A table set up for voter registration day

NESCAC Votes, as the nonpartisan initiative is called, is seeking "to fulfill a responsibility of higher education to graduate informed and civically engaged citizens and to push for a more inclusive democracy," the colleges declared in their announcement statement.

The eleven schools are Bowdoin, Bates, Colby, Hamilton, Trinity, Amherst, Connecticut College, Middlebury, Williams, Tufts, and Wesleyan. Their first goal is to drive up the voting rate among their combined 31,000 students by at least eleven percentage points. That would add up to a 64 percent turnout in the 2020 elections. 

The initiative addresses a longstanding problem of very low voter turnout among college students. Political scientists have found that voting (or not voting) is a habit, one often formed during young adulthood and lasting a lifetime. A remarkably high percentage of undergraduate students fail to form that habit, perhaps because of the residential mobility college life requires.

In the past few years, more colleges and universities have begun embracing civic participation and informed voting as part of their educational missions. At Bowdoin, Andrew Lardie, who works for the McKeen Center, launched the voting initiative Bowdoin Votes in 2016. He was also one of the drivers behind the formation of NESCAC Votes.

Inspiring young people to vote complements his work as associate director for service and leadership for the McKeen Center. “I think it's a fundamental aspect of a healthy life and an important part of our job as educators," he said. "And I happen to work in a department where our mandate is to help people understand how they fit into the common good." 

For his work with young people, which includes "demystifying the governing and election process," Lardie is a finalist for a 2019 American Civic Collaboration Award, or Civvy. "Some of his big ideas include empowering any campus club or team to bring voter registration and absentee ballots to their group and lobbying the entire NESCAC athletic conference to commit to supporting civic learning and democratic engagement in 2020," according to The Civvys.

It's National Voter Registration Day!

In keeping with that model, Lardie and his student workers set up tables in Morrell Lounge and in Thorne Hall on Tuesday morning, National Voter Registration Day, to help students, staff, and faculty register to vote in Maine or another state, or request absentee ballots from their home state. 
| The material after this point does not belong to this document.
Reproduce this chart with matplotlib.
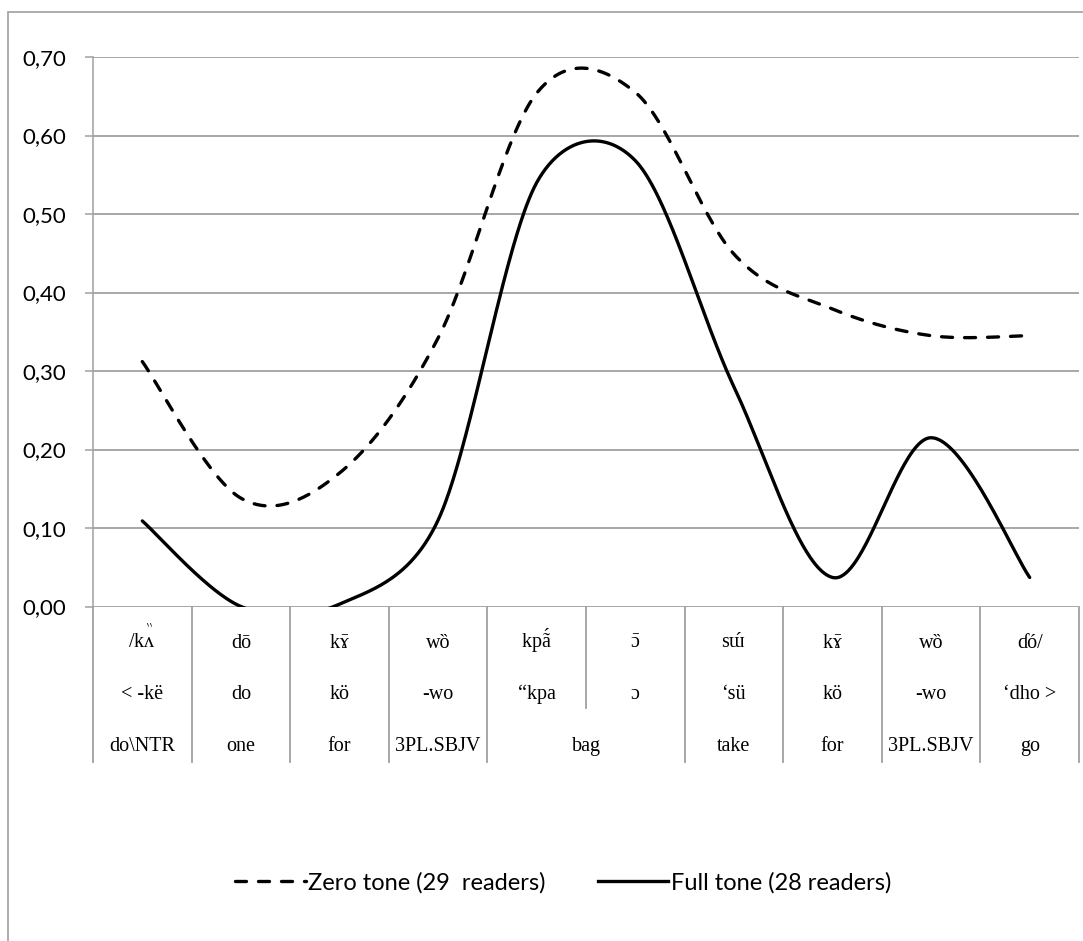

Penny Mack ’22 and Will Donaldson ’20 were stationed in Morrell Lounge by 9:00 a.m. when the effort officially kicked off. Students will work the tables all day, calling out to passersby, "Hey! Are you registered to vote?"

Both Mack and Donaldson—who've been hired this year by Bowdoin Votes to serve as McKeen Center Fellow for Election Engagement and Democracy Ambassador, respectively—said they were drawn to these campus jobs because of their nonpartisan nature.
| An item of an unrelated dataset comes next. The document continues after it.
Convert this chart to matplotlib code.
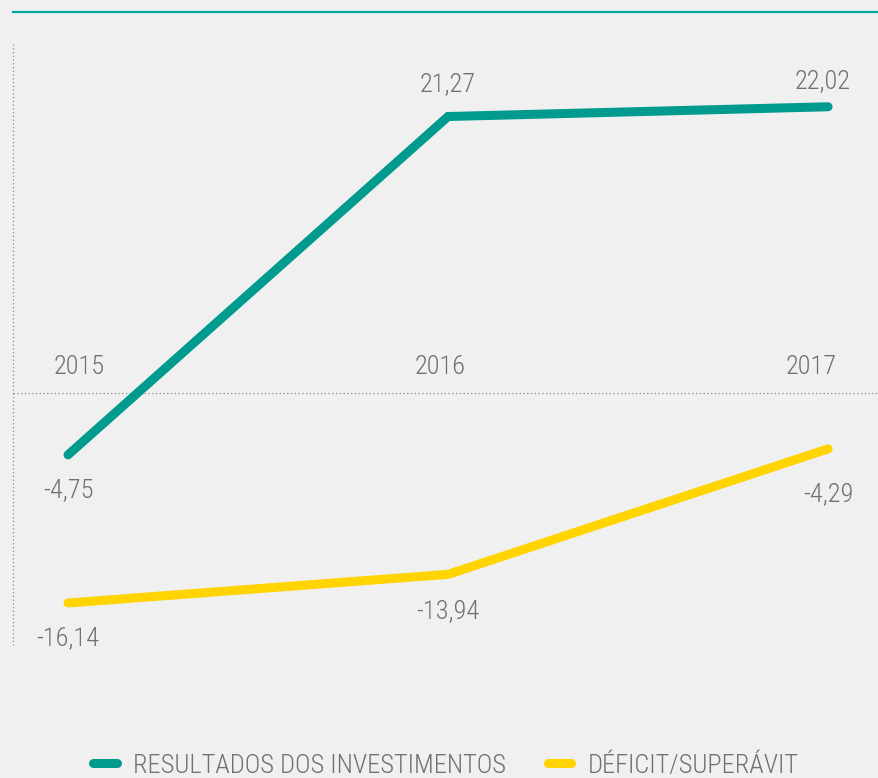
import matplotlib
matplotlib.use('Agg')
import matplotlib.pyplot as plt

years = [2015, 2016, 2017]
year_labels = ['2015', '2016', '2017']
investimentos = [-4.75, 21.27, 22.02]
deficit = [-16.14, -13.94, -4.29]

BG = '#f0f0f0'
TEAL = '#009b8e'
YELLOW = '#ffd400'
TXT = '#707070'

plt.rcParams['font.family'] = ['Roboto Condensed', 'Noto Sans', 'DejaVu Sans']
plt.rcParams['font.stretch'] = 'condensed'
plt.rcParams['font.weight'] = 'light'

fig = plt.figure(figsize=(8.79, 7.78), dpi=100)
fig.patch.set_facecolor(BG)
ax = fig.add_axes([0, 0, 1, 1])
ax.set_facecolor(BG)
ax.set_xlim(2014.821, 2017.134)
ax.set_ylim(-29.6, 30.23)
ax.axis('off')

# frame lines
ax.plot([13 / 879, 1], [1 - 12 / 778] * 2, transform=ax.transAxes, color='#00a89d', lw=1.6)
ax.plot([13 / 879] * 2, [1 - 44 / 778, 1 - 645 / 778], transform=ax.transAxes,
        color='#8a8a8a', lw=0.9, ls=(0, (1, 2)))
ax.plot([13 / 879, 1], [0, 0], transform=ax.get_yaxis_transform(),
        color='#8a8a8a', lw=0.9, ls=(0, (1, 2)))

l1, = ax.plot(years, investimentos, color=TEAL, lw=6.5, solid_capstyle='round',
              solid_joinstyle='miter', label='RESULTADOS DOS INVESTIMENTOS')
l2, = ax.plot(years, deficit, color=YELLOW, lw=6.5, solid_capstyle='round',
              solid_joinstyle='miter', label='DÉFICIT/SUPERÁVIT')

def fmt(v):
    return f'{v:.2f}'.replace('.', ',')

inv_off = [(0, -35), (0, 32), (-5, 26)]
for x, v, (dx, dy) in zip(years, investimentos, inv_off):
    ax.annotate(fmt(v), (x, v), xytext=(dx, dy), textcoords='offset pixels',
                ha='center', va='center', fontsize=19, color=TXT)
def_off = [(0, -35), (0, -37), (0, -45)]
for x, v, (dx, dy) in zip(years, deficit, def_off):
    ax.annotate(fmt(v), (x, v), xytext=(dx, dy), textcoords='offset pixels',
                ha='center', va='center', fontsize=19, color=TXT)

year_dx = [11, -8, -17]
for x, lab, dx in zip(years, year_labels, year_dx):
    ax.annotate(lab, (x, 0), xytext=(dx, 26), textcoords='offset pixels',
                ha='center', va='center', fontsize=19, color=TXT)

leg = fig.legend(handles=[l1, l2], loc='lower center', bbox_to_anchor=(0.507, -0.03),
                 ncol=2, frameon=False, fontsize=19, handlelength=0.9,
                 handletextpad=0.61, columnspacing=1.58, labelcolor=TXT)

plt.savefig('out.png', dpi=100, facecolor=BG)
Mack explained that after doing some campaign work in 2016 and 2018 she wanted to shift focus. "It was important to me to come at this issue in a nonpartisan way because I was hearing from people that they believed the system was messed up or that their vote didn't matter," she said.
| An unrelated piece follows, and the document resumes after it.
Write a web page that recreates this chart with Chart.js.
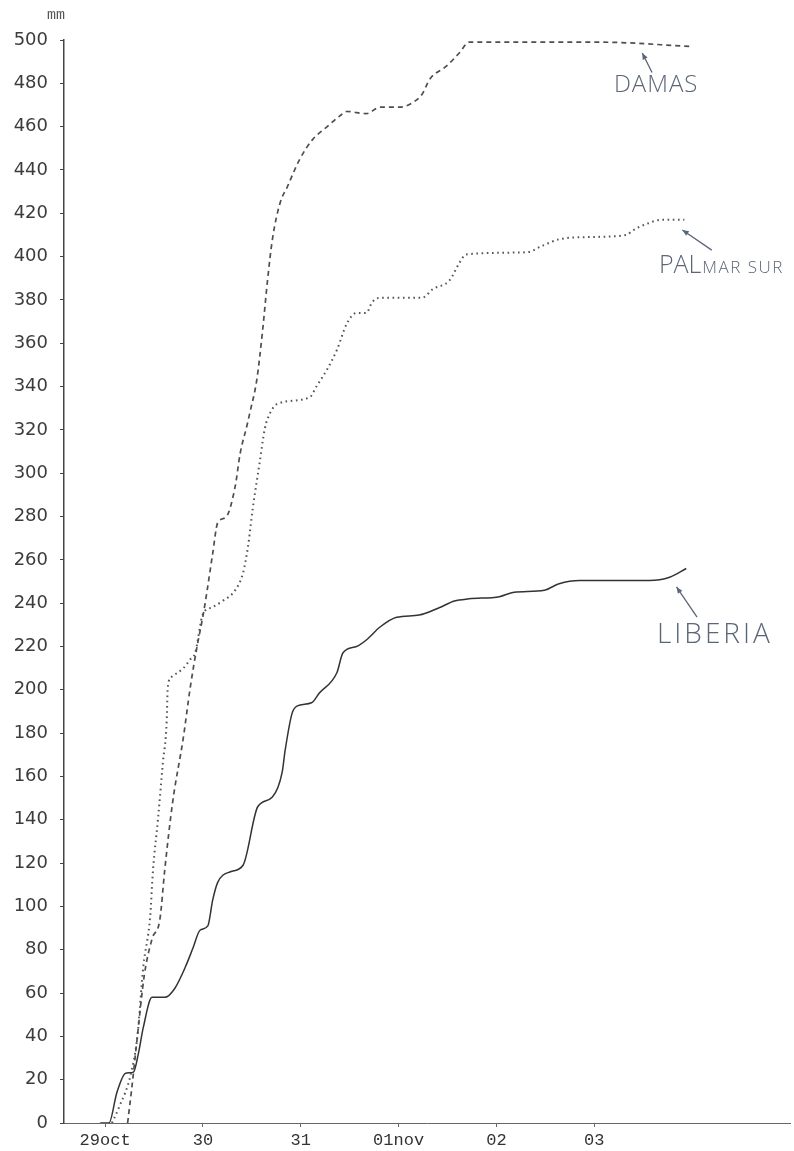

Donaldson said he's disturbed by the amount of "outrage" in our political environment now. By focusing on voter turnout, he can work in a political space that's hard to find fault with. "I can't see how anyone can disagree with encouraging more voices in a democracy and more civic participation," he said.

Throughout the morning, students with new addresses stopped by to register to vote or to request an absentee ballot be sent to their SU box. Bowdoin Votes is covering all postage costs.

Jason Oliver ’20 stopped by to renew his Maine voter registration since his address had changed. A California native who has voted every year since he was eighteen, Oliver decided to switch his registration from California to Maine last year, partly because the political environment on campus was so exciting, and partly because he thought his vote could make more of a difference in the state.

"Last year had a different vibe around voting—everybody wanted to do it," Oliver said. "People wanted to go out and make a change."